==== Data to process ====
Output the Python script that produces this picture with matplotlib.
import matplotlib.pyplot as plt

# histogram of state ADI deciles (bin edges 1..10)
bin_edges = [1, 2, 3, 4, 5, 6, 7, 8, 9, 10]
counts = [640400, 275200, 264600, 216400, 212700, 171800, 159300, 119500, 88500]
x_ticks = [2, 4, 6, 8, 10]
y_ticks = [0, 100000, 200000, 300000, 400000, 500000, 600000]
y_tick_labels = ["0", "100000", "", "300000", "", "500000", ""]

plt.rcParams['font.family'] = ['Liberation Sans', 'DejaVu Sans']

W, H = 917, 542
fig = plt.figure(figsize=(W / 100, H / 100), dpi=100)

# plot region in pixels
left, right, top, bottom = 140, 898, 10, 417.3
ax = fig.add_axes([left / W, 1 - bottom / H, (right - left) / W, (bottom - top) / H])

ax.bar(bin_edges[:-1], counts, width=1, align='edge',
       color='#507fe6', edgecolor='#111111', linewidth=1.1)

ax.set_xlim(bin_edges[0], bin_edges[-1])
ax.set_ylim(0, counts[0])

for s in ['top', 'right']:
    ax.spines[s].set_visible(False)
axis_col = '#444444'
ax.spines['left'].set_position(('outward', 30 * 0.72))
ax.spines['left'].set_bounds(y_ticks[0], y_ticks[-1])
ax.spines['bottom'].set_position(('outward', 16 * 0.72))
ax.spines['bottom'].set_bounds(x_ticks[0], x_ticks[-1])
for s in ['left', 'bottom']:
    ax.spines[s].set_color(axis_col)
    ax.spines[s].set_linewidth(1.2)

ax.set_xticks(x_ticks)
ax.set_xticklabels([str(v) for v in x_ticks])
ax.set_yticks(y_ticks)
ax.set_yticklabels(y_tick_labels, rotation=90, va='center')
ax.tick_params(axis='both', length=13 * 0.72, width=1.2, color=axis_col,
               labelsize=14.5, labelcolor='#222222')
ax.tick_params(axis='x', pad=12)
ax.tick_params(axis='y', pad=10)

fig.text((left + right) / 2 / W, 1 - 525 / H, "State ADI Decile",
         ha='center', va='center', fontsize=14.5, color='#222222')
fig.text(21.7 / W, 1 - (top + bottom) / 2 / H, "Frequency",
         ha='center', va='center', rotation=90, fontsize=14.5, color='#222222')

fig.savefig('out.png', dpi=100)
====
==== Data to process ====
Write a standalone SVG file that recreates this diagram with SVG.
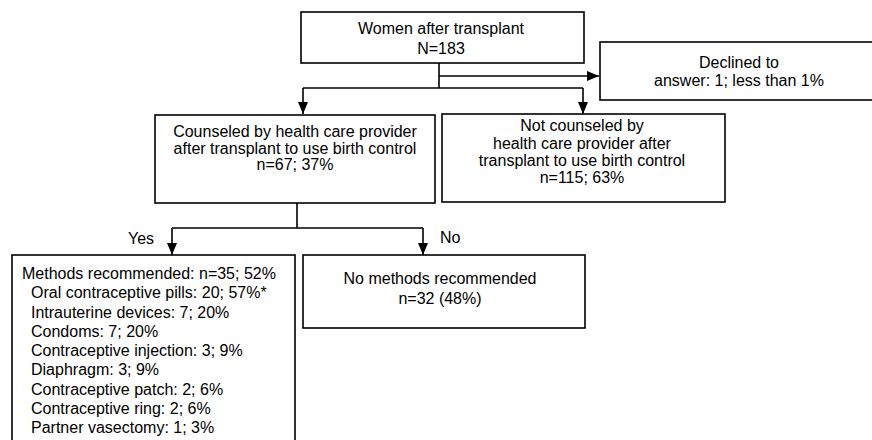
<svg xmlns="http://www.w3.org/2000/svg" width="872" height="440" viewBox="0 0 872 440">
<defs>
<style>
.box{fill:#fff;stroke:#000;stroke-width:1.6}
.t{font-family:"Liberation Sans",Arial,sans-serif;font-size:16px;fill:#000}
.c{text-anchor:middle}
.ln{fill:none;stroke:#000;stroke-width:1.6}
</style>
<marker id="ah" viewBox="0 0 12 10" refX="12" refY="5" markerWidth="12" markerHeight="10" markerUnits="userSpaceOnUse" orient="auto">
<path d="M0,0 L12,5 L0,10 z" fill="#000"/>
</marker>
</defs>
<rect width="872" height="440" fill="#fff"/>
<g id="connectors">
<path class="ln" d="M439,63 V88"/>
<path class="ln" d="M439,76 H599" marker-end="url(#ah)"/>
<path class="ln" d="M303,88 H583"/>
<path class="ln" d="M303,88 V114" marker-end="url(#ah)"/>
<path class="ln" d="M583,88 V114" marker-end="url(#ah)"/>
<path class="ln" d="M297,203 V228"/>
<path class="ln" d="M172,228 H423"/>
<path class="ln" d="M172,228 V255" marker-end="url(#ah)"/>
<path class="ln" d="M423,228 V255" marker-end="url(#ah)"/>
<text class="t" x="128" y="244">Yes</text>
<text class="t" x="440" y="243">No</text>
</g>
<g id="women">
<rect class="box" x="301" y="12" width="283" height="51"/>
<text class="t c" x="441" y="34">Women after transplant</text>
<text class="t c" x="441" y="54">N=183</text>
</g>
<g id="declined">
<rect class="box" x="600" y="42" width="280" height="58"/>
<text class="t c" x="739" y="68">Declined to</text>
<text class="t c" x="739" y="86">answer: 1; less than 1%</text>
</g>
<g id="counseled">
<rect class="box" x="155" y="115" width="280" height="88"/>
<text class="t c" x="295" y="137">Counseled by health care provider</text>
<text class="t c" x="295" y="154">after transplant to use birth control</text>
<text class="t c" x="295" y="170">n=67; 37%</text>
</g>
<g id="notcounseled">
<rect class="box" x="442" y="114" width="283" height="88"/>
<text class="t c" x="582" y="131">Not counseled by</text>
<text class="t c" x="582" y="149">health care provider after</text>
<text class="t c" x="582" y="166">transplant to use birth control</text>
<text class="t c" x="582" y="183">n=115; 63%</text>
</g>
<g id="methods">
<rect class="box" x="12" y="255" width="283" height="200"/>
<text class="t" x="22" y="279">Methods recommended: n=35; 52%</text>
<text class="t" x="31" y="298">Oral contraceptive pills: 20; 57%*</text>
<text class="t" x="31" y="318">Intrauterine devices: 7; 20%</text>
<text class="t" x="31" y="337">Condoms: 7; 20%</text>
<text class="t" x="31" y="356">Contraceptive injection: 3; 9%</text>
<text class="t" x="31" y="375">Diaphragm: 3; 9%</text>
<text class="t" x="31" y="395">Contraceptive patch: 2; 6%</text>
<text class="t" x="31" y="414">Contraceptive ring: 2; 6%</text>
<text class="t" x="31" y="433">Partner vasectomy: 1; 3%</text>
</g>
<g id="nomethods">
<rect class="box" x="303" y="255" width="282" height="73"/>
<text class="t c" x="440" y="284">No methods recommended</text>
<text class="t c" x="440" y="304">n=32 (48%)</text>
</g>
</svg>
====
==== Data to process ====
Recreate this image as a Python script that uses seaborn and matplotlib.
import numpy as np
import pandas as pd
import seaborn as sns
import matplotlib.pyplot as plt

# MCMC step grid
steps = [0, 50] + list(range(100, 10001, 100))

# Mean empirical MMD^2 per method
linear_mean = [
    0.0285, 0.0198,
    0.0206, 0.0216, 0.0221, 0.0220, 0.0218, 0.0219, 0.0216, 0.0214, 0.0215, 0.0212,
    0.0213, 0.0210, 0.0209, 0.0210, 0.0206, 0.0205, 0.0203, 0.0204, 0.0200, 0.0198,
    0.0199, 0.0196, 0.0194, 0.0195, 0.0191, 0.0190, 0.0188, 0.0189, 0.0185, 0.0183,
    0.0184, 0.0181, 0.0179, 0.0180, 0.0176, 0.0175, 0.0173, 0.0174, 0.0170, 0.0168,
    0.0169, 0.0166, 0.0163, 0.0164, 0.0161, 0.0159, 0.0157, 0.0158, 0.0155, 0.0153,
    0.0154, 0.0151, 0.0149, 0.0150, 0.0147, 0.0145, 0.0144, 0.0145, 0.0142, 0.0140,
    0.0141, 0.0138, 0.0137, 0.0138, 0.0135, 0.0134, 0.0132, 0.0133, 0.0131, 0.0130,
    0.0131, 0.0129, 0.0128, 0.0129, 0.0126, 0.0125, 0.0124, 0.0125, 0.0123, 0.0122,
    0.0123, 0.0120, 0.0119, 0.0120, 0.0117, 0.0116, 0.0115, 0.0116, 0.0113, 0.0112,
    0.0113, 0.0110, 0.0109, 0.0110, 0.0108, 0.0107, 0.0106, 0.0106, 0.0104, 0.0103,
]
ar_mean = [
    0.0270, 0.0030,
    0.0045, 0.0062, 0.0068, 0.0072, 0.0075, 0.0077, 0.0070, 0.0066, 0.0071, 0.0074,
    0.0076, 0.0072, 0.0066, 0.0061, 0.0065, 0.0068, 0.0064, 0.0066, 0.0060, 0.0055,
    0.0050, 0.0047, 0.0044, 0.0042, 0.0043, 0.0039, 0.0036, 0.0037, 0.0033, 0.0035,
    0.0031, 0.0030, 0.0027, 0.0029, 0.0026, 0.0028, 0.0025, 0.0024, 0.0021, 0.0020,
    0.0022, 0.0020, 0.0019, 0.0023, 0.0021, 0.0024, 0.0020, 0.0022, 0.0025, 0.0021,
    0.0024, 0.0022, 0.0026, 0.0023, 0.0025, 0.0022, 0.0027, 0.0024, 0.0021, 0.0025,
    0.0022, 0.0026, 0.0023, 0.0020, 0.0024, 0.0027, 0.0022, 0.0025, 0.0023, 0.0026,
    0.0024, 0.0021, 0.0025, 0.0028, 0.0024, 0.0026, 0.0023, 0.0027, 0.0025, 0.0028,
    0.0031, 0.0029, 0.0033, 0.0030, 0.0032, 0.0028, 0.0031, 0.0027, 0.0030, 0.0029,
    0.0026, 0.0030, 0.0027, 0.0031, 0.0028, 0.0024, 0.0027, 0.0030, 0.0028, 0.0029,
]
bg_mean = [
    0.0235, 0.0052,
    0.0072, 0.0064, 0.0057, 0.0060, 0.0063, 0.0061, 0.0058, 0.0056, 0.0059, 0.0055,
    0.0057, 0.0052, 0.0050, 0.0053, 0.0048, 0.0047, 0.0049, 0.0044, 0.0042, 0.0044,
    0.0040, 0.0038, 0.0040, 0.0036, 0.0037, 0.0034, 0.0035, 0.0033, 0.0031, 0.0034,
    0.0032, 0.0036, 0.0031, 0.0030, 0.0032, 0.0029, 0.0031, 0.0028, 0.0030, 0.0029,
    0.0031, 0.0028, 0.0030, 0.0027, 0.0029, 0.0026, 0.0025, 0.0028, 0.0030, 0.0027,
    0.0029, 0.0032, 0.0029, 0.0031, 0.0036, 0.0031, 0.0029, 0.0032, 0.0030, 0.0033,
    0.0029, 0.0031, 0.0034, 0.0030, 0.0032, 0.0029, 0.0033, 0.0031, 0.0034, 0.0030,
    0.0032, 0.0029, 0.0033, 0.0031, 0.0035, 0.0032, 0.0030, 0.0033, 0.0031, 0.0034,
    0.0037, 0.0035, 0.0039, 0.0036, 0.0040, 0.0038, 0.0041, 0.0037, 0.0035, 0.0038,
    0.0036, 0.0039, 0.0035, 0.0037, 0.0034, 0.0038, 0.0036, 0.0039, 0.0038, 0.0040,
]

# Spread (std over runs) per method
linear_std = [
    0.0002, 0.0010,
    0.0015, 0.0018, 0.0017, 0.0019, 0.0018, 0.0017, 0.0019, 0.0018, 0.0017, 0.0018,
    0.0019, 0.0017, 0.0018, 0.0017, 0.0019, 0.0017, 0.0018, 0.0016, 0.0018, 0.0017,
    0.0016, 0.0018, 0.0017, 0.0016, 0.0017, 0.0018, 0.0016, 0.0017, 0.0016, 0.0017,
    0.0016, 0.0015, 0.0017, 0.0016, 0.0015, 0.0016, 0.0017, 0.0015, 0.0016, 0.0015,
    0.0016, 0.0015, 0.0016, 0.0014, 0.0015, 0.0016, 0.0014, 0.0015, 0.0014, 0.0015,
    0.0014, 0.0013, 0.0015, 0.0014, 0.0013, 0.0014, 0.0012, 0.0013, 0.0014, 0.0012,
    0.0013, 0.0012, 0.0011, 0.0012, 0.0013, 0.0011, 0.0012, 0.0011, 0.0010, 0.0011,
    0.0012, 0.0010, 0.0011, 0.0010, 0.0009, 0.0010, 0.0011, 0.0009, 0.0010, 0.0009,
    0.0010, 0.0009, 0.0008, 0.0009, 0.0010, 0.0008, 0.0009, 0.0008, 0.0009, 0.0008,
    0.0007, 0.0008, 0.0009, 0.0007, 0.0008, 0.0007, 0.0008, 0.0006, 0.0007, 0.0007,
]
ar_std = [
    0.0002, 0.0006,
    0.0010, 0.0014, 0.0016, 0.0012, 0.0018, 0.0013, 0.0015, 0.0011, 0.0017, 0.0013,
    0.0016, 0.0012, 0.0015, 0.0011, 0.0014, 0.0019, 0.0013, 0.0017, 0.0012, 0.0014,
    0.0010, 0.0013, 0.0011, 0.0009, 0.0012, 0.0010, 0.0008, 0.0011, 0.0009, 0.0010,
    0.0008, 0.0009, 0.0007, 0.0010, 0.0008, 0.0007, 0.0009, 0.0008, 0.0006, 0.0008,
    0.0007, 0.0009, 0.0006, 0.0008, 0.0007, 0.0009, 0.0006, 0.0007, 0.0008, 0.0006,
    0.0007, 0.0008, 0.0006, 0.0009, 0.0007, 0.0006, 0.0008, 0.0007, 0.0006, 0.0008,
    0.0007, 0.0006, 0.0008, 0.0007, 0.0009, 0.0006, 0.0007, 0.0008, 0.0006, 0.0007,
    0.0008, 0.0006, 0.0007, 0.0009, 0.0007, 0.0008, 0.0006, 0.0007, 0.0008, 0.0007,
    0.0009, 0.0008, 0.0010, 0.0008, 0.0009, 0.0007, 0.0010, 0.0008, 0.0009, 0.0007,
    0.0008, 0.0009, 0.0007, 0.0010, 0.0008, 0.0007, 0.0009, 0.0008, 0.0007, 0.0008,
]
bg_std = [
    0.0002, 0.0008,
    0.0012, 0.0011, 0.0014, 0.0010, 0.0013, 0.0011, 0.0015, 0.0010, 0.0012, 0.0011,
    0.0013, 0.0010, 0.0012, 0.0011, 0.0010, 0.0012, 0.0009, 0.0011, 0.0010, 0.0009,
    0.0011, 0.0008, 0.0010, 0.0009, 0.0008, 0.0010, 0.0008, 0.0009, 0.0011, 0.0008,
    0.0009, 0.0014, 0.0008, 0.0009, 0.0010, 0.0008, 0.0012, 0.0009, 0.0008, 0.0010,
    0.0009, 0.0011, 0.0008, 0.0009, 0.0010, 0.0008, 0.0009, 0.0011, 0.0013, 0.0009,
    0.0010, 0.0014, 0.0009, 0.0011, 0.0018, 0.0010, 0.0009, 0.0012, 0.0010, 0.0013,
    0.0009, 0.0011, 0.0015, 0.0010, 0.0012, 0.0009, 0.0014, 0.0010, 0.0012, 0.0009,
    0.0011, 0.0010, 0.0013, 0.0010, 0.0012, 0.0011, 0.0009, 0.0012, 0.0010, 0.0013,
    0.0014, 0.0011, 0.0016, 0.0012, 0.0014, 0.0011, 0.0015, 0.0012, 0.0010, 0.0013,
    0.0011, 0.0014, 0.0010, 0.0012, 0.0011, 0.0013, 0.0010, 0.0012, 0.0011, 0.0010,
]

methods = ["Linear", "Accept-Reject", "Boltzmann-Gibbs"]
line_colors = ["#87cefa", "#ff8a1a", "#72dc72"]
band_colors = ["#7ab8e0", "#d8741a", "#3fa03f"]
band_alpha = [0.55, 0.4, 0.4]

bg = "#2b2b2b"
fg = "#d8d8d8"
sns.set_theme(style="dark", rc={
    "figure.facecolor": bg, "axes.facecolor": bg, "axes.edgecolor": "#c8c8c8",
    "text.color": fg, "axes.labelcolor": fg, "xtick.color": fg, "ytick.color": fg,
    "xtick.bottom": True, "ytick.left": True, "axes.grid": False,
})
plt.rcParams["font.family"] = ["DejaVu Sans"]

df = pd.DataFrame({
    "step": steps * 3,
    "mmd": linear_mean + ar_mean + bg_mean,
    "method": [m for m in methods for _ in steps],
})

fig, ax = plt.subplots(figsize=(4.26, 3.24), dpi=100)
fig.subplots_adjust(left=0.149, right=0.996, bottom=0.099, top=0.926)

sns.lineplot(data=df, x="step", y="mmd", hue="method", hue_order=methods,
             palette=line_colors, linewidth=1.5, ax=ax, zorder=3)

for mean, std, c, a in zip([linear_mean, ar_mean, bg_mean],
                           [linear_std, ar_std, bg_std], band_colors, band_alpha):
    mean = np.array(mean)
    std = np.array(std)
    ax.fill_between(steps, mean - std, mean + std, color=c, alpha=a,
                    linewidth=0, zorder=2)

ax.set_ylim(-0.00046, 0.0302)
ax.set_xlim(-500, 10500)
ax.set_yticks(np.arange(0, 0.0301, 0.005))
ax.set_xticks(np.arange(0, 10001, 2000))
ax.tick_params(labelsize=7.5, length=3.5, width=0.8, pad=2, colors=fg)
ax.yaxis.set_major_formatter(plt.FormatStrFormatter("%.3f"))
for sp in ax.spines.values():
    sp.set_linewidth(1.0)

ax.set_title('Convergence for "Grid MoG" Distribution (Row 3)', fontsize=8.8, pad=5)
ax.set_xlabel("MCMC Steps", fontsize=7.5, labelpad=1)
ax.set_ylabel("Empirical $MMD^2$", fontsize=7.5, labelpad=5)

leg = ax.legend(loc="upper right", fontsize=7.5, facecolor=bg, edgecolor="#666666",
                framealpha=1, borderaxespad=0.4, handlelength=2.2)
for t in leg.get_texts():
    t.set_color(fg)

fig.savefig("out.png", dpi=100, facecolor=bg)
====
_Task objective_
Using the entries shown above, reproduce verbatim the lines from the line bearing "Output the Python" to the line bearing "ax.set_ylim(0, counts[0])", inclusive.

_Complete response_
Output the Python script that produces this picture with matplotlib.
import matplotlib.pyplot as plt

# histogram of state ADI deciles (bin edges 1..10)
bin_edges = [1, 2, 3, 4, 5, 6, 7, 8, 9, 10]
counts = [640400, 275200, 264600, 216400, 212700, 171800, 159300, 119500, 88500]
x_ticks = [2, 4, 6, 8, 10]
y_ticks = [0, 100000, 200000, 300000, 400000, 500000, 600000]
y_tick_labels = ["0", "100000", "", "300000", "", "500000", ""]

plt.rcParams['font.family'] = ['Liberation Sans', 'DejaVu Sans']

W, H = 917, 542
fig = plt.figure(figsize=(W / 100, H / 100), dpi=100)

# plot region in pixels
left, right, top, bottom = 140, 898, 10, 417.3
ax = fig.add_axes([left / W, 1 - bottom / H, (right - left) / W, (bottom - top) / H])

ax.bar(bin_edges[:-1], counts, width=1, align='edge',
       color='#507fe6', edgecolor='#111111', linewidth=1.1)

ax.set_xlim(bin_edges[0], bin_edges[-1])
ax.set_ylim(0, counts[0])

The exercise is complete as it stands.